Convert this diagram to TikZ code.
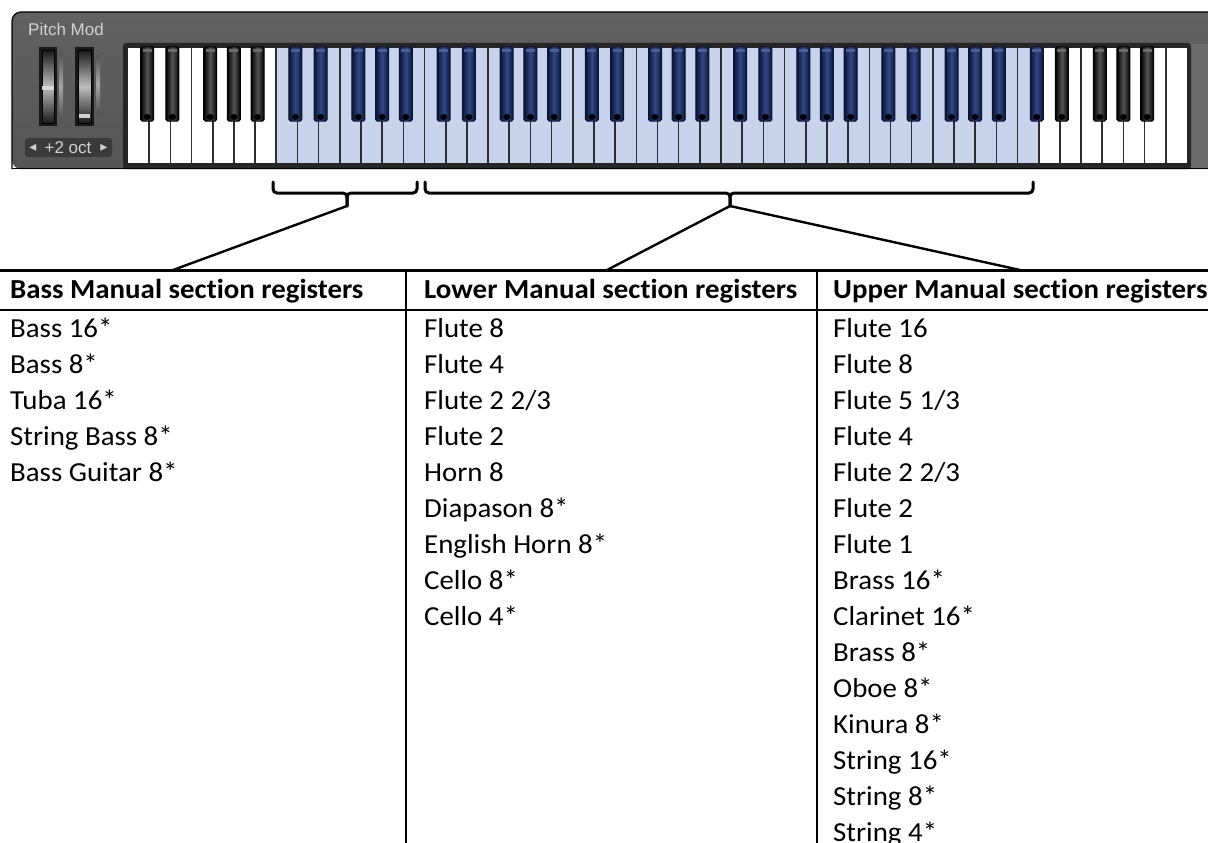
\documentclass[tikz,border=0pt]{standalone}
\usepackage{fontspec}
\setmainfont[FakeStretch=1.05, Ligatures=NoCommon]{Carlito}
\newfontfamily\uifont{Liberation Sans}
\newfontfamily\symfont{DejaVu Sans}
\definecolor{paneltop}{HTML}{616161}
\definecolor{panelbot}{HTML}{555555}
\definecolor{panelside}{HTML}{6B6B6B}
\definecolor{framegray}{HTML}{262626}
\definecolor{selwhite}{HTML}{C8D4EB}
\definecolor{keyline}{HTML}{2E2E2E}
\definecolor{bkmid}{HTML}{555555}
\definecolor{bkcap}{HTML}{6A6A6A}
\definecolor{bluedark}{HTML}{0B1433}
\definecolor{bluemid}{HTML}{2F4A88}
\definecolor{bluecap}{HTML}{4A5F92}
\definecolor{wheeldark}{HTML}{1A1A1A}
\definecolor{wheellight}{HTML}{BDBDBD}
\definecolor{btnfill}{HTML}{3A3A3A}
\definecolor{uitext}{HTML}{D2D2D2}
\begin{document}
\begin{tikzpicture}[x=1pt,y=-1pt,
  keysep/.style={draw=keyline, line width=1.6pt},
  blackkey/.style={draw=black, line width=1pt, rounded corners=1.5pt, left color=black, right color=black, middle color=bkmid},
  bluekey/.style={draw=bluedark, line width=1pt, rounded corners=1.5pt, left color=bluedark, right color=bluedark, middle color=bluemid},
  bracestyle/.style={draw=black, line width=3pt, rounded corners=4pt, line cap=round},
  conn/.style={draw=black, line width=2.4pt},
  hdr/.style={anchor=base west, inner sep=0pt, font=\fontsize{27.5}{32}\selectfont\bfseries},
  cell/.style={anchor=base west, inner sep=0pt, font=\fontsize{27.5}{32}\selectfont},
  uilabel/.style={inner sep=0pt, text=uitext, font=\uifont\fontsize{17}{17}\selectfont},
  uitri/.style={inner sep=0pt, text=uitext, font=\symfont\fontsize{14}{14}\selectfont},
]
\useasboundingbox (0,0) rectangle (1208,843);
\clip (0,0) rectangle (1208,843);
\fill[white] (0,0) rectangle (1208,843);

% ---- instrument panel ----
\shade[top color=paneltop, bottom color=panelbot, rounded corners=9pt]
  (12,169) -- (12,12) -- (1230,12) -- (1230,169) -- cycle;
\draw[black, line width=1.2pt, rounded corners=9pt] (12,169) -- (12,12) -- (1230,12);
\fill[panelside] (1191,44) rectangle (1230,168);
\fill[framegray, rounded corners=3pt] (123,43) rectangle (1191,169);
\draw[black, line width=1.5pt] (12,168.5) -- (1230,168.5);

% white keys
\foreach \i in {0,...,49}{
  \pgfmathsetmacro\xa{128+\i*21.18}
  \pgfmathsetmacro\xb{\xa+21.18}
  \pgfmathtruncatemacro\sel{and(\i>6,\i<43)}
  \ifnum\sel=1 \fill[selwhite] (\xa,48) rectangle (\xb,163);
  \else \fill[white] (\xa,48) rectangle (\xb,163); \fi
}
\foreach \i in {1,...,49}{
  \draw[keysep] ({128+\i*21.18},48) -- ({128+\i*21.18},163);
}
% black keys
\foreach \k in {0,...,6}{
  \foreach \n/\d in {1/-2,2/2,4/-2.5,5/0,6/2.5}{
    \pgfmathsetmacro\cx{128+(7*\k+\n)*21.18+(\d)}
    \pgfmathtruncatemacro\isblue{or(and(\k>0,\k<6),and(\k==6,\n==1))}
    \ifnum\isblue=1 \def\bks{bluekey}\def\bkc{bluecap}\else\def\bks{blackkey}\def\bkc{bkcap}\fi
    \path[\bks] (\cx-6.5,47) rectangle (\cx+6.5,121);
    \fill[\bkc] (\cx-4.5,49) rectangle (\cx+4.5,52);
    \fill[black] (\cx,117) ellipse (3.5pt and 3pt);
  }
}

% wheels
\fill[black!70!panelbot] (39,47) rectangle (57,126);
\fill[black!70!panelbot] (75,47) rectangle (94,126);
\shade[top color=wheeldark, bottom color=wheeldark, middle color=wheellight, draw=black, line width=0.8pt] (42,50) rectangle (54,123);
\fill[wheellight!60!white] (42,86) rectangle (54,90);
\shade[top color=panelbot, bottom color=panelbot, middle color=gray!70] (59,54) rectangle (63,118);
\shade[top color=wheeldark, bottom color=wheeldark, middle color=wheellight, draw=black, line width=0.8pt] (78,50) rectangle (91,123);
\fill[wheellight!70!white] (79,114) rectangle (90,118);
\shade[top color=panelbot, bottom color=panelbot, middle color=gray!70] (96,56) rectangle (100,112);

\node[uilabel, anchor=base west] (pitchmod) at (28,36) {Pitch Mod};
\fill[btnfill, rounded corners=3pt] (25,138) rectangle (112,157);
\node[uitri] (btnL) at (33,147.5) {◂};
\node[uilabel, anchor=base] (btnT) at (68,153.5) {+2 oct};
\node[uitri] (btnR) at (104,147.5) {▸};

% ---- brackets ----
\coordinate (b1l) at (273,182);
\coordinate (b1r) at (417,182);
\coordinate (b1tip) at (347,206);
\coordinate (b2l) at (425,182);
\coordinate (b2r) at (1033,182);
\coordinate (b2tip) at (730,206);
\draw[bracestyle] (b1l) -- (273,193) -- (347,193) -- (b1tip);
\draw[bracestyle] (b1r) -- (417,193) -- (347,193) -- (b1tip);
\draw[bracestyle] (b2l) -- (425,193) -- (730,193) -- (b2tip);
\draw[bracestyle] (b2r) -- (1033,193) -- (730,193) -- (b2tip);

% ---- table ----
\coordinate (tA) at (173,270);
\coordinate (tB) at (607,270);
\coordinate (tC) at (1020,270);
\draw[conn] (b1tip) -- (tA);
\draw[conn] (b2tip) -- (tB);
\draw[conn] (b2tip) -- (tC);

\draw[black, line width=3.5pt] (0,270.5) -- (1208,270.5);
\draw[black, line width=1.8pt] (0,310) -- (1208,310);
\draw[black, line width=2pt] (406,270) -- (406,843);
\draw[black, line width=2pt] (817,270) -- (817,843);

\node[hdr] (hA) at (10,298.5) {Bass Manual section registers};
\node[hdr] (hB) at (424,298.5) {Lower Manual section registers};
\node[hdr] (hC) at (833,298.5) {Upper Manual section registers};

\foreach \t [count=\r from 0] in {Bass 16*,Bass 8*,Tuba 16*,String Bass 8*,Bass Guitar 8*}{
  \node[cell] (a\r) at (10,337.3+36*\r) {\t};
}
\foreach \t [count=\r from 0] in {Flute 8,Flute 4,Flute 2 2/3,Flute 2,Horn 8,Diapason 8*,English Horn 8*,Cello 8*,Cello 4*}{
  \node[cell] (b\r) at (424,337.3+36*\r) {\t};
}
\foreach \t [count=\r from 0] in {Flute 16,Flute 8,Flute 5 1/3,Flute 4,Flute 2 2/3,Flute 2,Flute 1,Brass 16*,Clarinet 16*,Brass 8*,Oboe 8*,Kinura 8*,String 16*,String 8*,String 4*}{
  \node[cell] (c\r) at (833,337.3+36*\r) {\t};
}
\end{tikzpicture}
\end{document}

· · · · · · ·

> [Stated problem]:
From the listing, extract all text exactly as given and drop any picture.

> [Response]:
Convert this diagram to TikZ code.
\documentclass[tikz,border=0pt]{standalone}
\usepackage{fontspec}
\setmainfont[FakeStretch=1.05, Ligatures=NoCommon]{Carlito}
\newfontfamily\uifont{Liberation Sans}
\newfontfamily\symfont{DejaVu Sans}
\definecolor{paneltop}{HTML}{616161}
\definecolor{panelbot}{HTML}{555555}
\definecolor{panelside}{HTML}{6B6B6B}
\definecolor{framegray}{HTML}{262626}
\definecolor{selwhite}{HTML}{C8D4EB}
\definecolor{keyline}{HTML}{2E2E2E}
\definecolor{bkmid}{HTML}{555555}
\definecolor{bkcap}{HTML}{6A6A6A}
\definecolor{bluedark}{HTML}{0B1433}
\definecolor{bluemid}{HTML}{2F4A88}
\definecolor{bluecap}{HTML}{4A5F92}
\definecolor{wheeldark}{HTML}{1A1A1A}
\definecolor{wheellight}{HTML}{BDBDBD}
\definecolor{btnfill}{HTML}{3A3A3A}
\definecolor{uitext}{HTML}{D2D2D2}
\begin{document}
\begin{tikzpicture}[x=1pt,y=-1pt,
  keysep/.style={draw=keyline, line width=1.6pt},
  blackkey/.style={draw=black, line width=1pt, rounded corners=1.5pt, left color=black, right color=black, middle color=bkmid},
  bluekey/.style={draw=bluedark, line width=1pt, rounded corners=1.5pt, left color=bluedark, right color=bluedark, middle color=bluemid},
  bracestyle/.style={draw=black, line width=3pt, rounded corners=4pt, line cap=round},
  conn/.style={draw=black, line width=2.4pt},
  hdr/.style={anchor=base west, inner sep=0pt, font=\fontsize{27.5}{32}\selectfont\bfseries},
  cell/.style={anchor=base west, inner sep=0pt, font=\fontsize{27.5}{32}\selectfont},
  uilabel/.style={inner sep=0pt, text=uitext, font=\uifont\fontsize{17}{17}\selectfont},
  uitri/.style={inner sep=0pt, text=uitext, font=\symfont\fontsize{14}{14}\selectfont},
]
\useasboundingbox (0,0) rectangle (1208,843);
\clip (0,0) rectangle (1208,843);
\fill[white] (0,0) rectangle (1208,843);

% ---- instrument panel ----
\shade[top color=paneltop, bottom color=panelbot, rounded corners=9pt]
  (12,169) -- (12,12) -- (1230,12) -- (1230,169) -- cycle;
\draw[black, line width=1.2pt, rounded corners=9pt] (12,169) -- (12,12) -- (1230,12);
\fill[panelside] (1191,44) rectangle (1230,168);
\fill[framegray, rounded corners=3pt] (123,43) rectangle (1191,169);
\draw[black, line width=1.5pt] (12,168.5) -- (1230,168.5);

% white keys
\foreach \i in {0,...,49}{
  \pgfmathsetmacro\xa{128+\i*21.18}
  \pgfmathsetmacro\xb{\xa+21.18}
  \pgfmathtruncatemacro\sel{and(\i>6,\i<43)}
  \ifnum\sel=1 \fill[selwhite] (\xa,48) rectangle (\xb,163);
  \else \fill[white] (\xa,48) rectangle (\xb,163); \fi
}
\foreach \i in {1,...,49}{
  \draw[keysep] ({128+\i*21.18},48) -- ({128+\i*21.18},163);
}
% black keys
\foreach \k in {0,...,6}{
  \foreach \n/\d in {1/-2,2/2,4/-2.5,5/0,6/2.5}{
    \pgfmathsetmacro\cx{128+(7*\k+\n)*21.18+(\d)}
    \pgfmathtruncatemacro\isblue{or(and(\k>0,\k<6),and(\k==6,\n==1))}
    \ifnum\isblue=1 \def\bks{bluekey}\def\bkc{bluecap}\else\def\bks{blackkey}\def\bkc{bkcap}\fi
    \path[\bks] (\cx-6.5,47) rectangle (\cx+6.5,121);
    \fill[\bkc] (\cx-4.5,49) rectangle (\cx+4.5,52);
    \fill[black] (\cx,117) ellipse (3.5pt and 3pt);
  }
}

% wheels
\fill[black!70!panelbot] (39,47) rectangle (57,126);
\fill[black!70!panelbot] (75,47) rectangle (94,126);
\shade[top color=wheeldark, bottom color=wheeldark, middle color=wheellight, draw=black, line width=0.8pt] (42,50) rectangle (54,123);
\fill[wheellight!60!white] (42,86) rectangle (54,90);
\shade[top color=panelbot, bottom color=panelbot, middle color=gray!70] (59,54) rectangle (63,118);
\shade[top color=wheeldark, bottom color=wheeldark, middle color=wheellight, draw=black, line width=0.8pt] (78,50) rectangle (91,123);
\fill[wheellight!70!white] (79,114) rectangle (90,118);
\shade[top color=panelbot, bottom color=panelbot, middle color=gray!70] (96,56) rectangle (100,112);

\node[uilabel, anchor=base west] (pitchmod) at (28,36) {Pitch Mod};
\fill[btnfill, rounded corners=3pt] (25,138) rectangle (112,157);
\node[uitri] (btnL) at (33,147.5) {◂};
\node[uilabel, anchor=base] (btnT) at (68,153.5) {+2 oct};
\node[uitri] (btnR) at (104,147.5) {▸};

% ---- brackets ----
\coordinate (b1l) at (273,182);
\coordinate (b1r) at (417,182);
\coordinate (b1tip) at (347,206);
\coordinate (b2l) at (425,182);
\coordinate (b2r) at (1033,182);
\coordinate (b2tip) at (730,206);
\draw[bracestyle] (b1l) -- (273,193) -- (347,193) -- (b1tip);
\draw[bracestyle] (b1r) -- (417,193) -- (347,193) -- (b1tip);
\draw[bracestyle] (b2l) -- (425,193) -- (730,193) -- (b2tip);
\draw[bracestyle] (b2r) -- (1033,193) -- (730,193) -- (b2tip);

% ---- table ----
\coordinate (tA) at (173,270);
\coordinate (tB) at (607,270);
\coordinate (tC) at (1020,270);
\draw[conn] (b1tip) -- (tA);
\draw[conn] (b2tip) -- (tB);
\draw[conn] (b2tip) -- (tC);

\draw[black, line width=3.5pt] (0,270.5) -- (1208,270.5);
\draw[black, line width=1.8pt] (0,310) -- (1208,310);
\draw[black, line width=2pt] (406,270) -- (406,843);
\draw[black, line width=2pt] (817,270) -- (817,843);

\node[hdr] (hA) at (10,298.5) {Bass Manual section registers};
\node[hdr] (hB) at (424,298.5) {Lower Manual section registers};
\node[hdr] (hC) at (833,298.5) {Upper Manual section registers};

\foreach \t [count=\r from 0] in {Bass 16*,Bass 8*,Tuba 16*,String Bass 8*,Bass Guitar 8*}{
  \node[cell] (a\r) at (10,337.3+36*\r) {\t};
}
\foreach \t [count=\r from 0] in {Flute 8,Flute 4,Flute 2 2/3,Flute 2,Horn 8,Diapason 8*,English Horn 8*,Cello 8*,Cello 4*}{
  \node[cell] (b\r) at (424,337.3+36*\r) {\t};
}
\foreach \t [count=\r from 0] in {Flute 16,Flute 8,Flute 5 1/3,Flute 4,Flute 2 2/3,Flute 2,Flute 1,Brass 16*,Clarinet 16*,Brass 8*,Oboe 8*,Kinura 8*,String 16*,String 8*,String 4*}{
  \node[cell] (c\r) at (833,337.3+36*\r) {\t};
}
\end{tikzpicture}
\end{document}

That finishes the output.